Is there a more sinister reason for banks declining crypto purchases?

It comes as no surprise that banks are growing increasingly concerned about the rising popularity and widespread adoption of cryptocurrency trading. For many folks, it may seem like technology gobbledygook, but a clear Cryptocurrency definition makes it easy to understand what you are dealing with. Cryptocurrency confers many benefits upon users, notably anonymity, near-zero transactions costs, immediate transfers, no intermediaries etc. These attributes are attractive to clients who want to transfer money abroad, or make purchases without having to worry about Forex transactions fees, the spread, and excessive bank profits. Naturally, banks are terribly concerned about how digital currency trading is undercutting their profitability around the world.
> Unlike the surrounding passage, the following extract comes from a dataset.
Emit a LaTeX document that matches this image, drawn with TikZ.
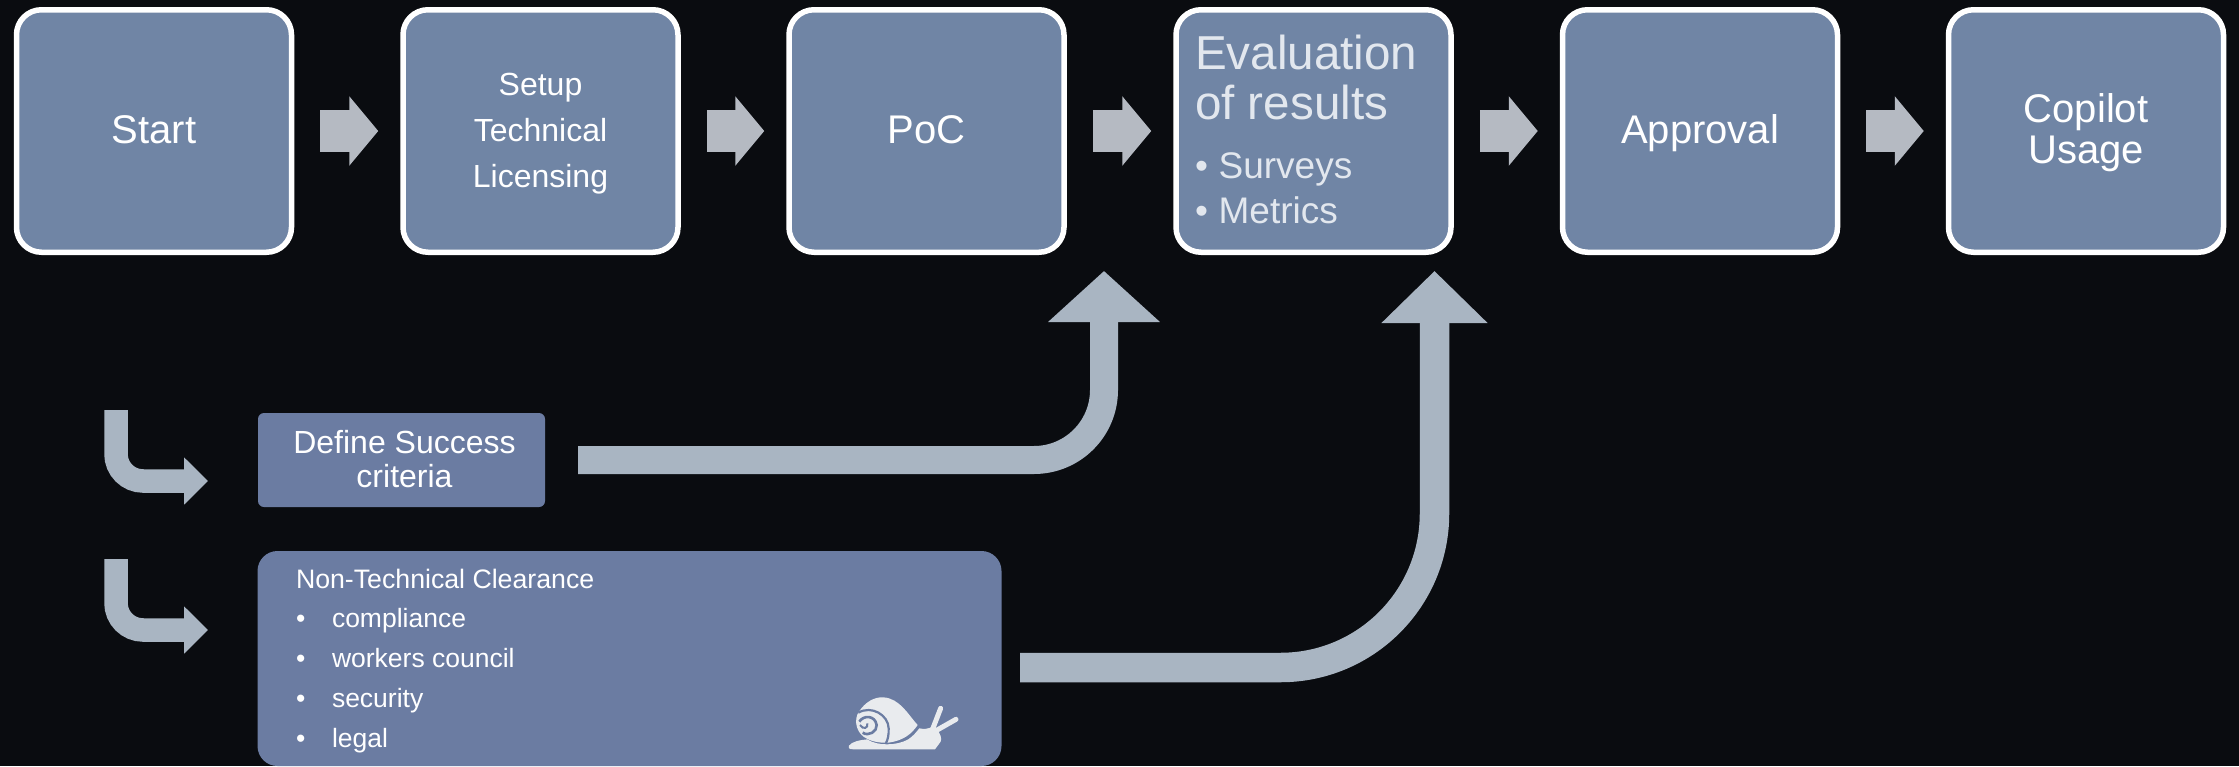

Recall that by the end of 2017, the market capitalization of 1500+ digital currencies was above $800 billion. Today, it’s a smidgen above $500 billion, but still significant enough to warrant concern from banks. Of course, banks prefer the corporate social responsibility approach when describing the reasons for preventing transactions in cryptocurrency. They claim to be acting in the best interests of consumers by preventing trading in an unregulated, bubble-like financial instrument. Unfortunately, the blockchain technology that cryptocurrency is founded upon poses the biggest threat to banks and financial institutions. By mid-February 2018, cryptocurrency prices had started to rise. Bitcoin broke above the $10,000 level per unit, Ethereum was trading around $968, and Ripple rapidly advanced towards $1.19 per unit. Other notable rises included Bitcoin Cash at $1,536, and Litecoin at $228 per unit. Decentralized blockchain technology clearly has significant clout in the smart contracts arena, banking arena, and money transfer arena. Banks risk being undercut if they continue allowing trading in this asset class.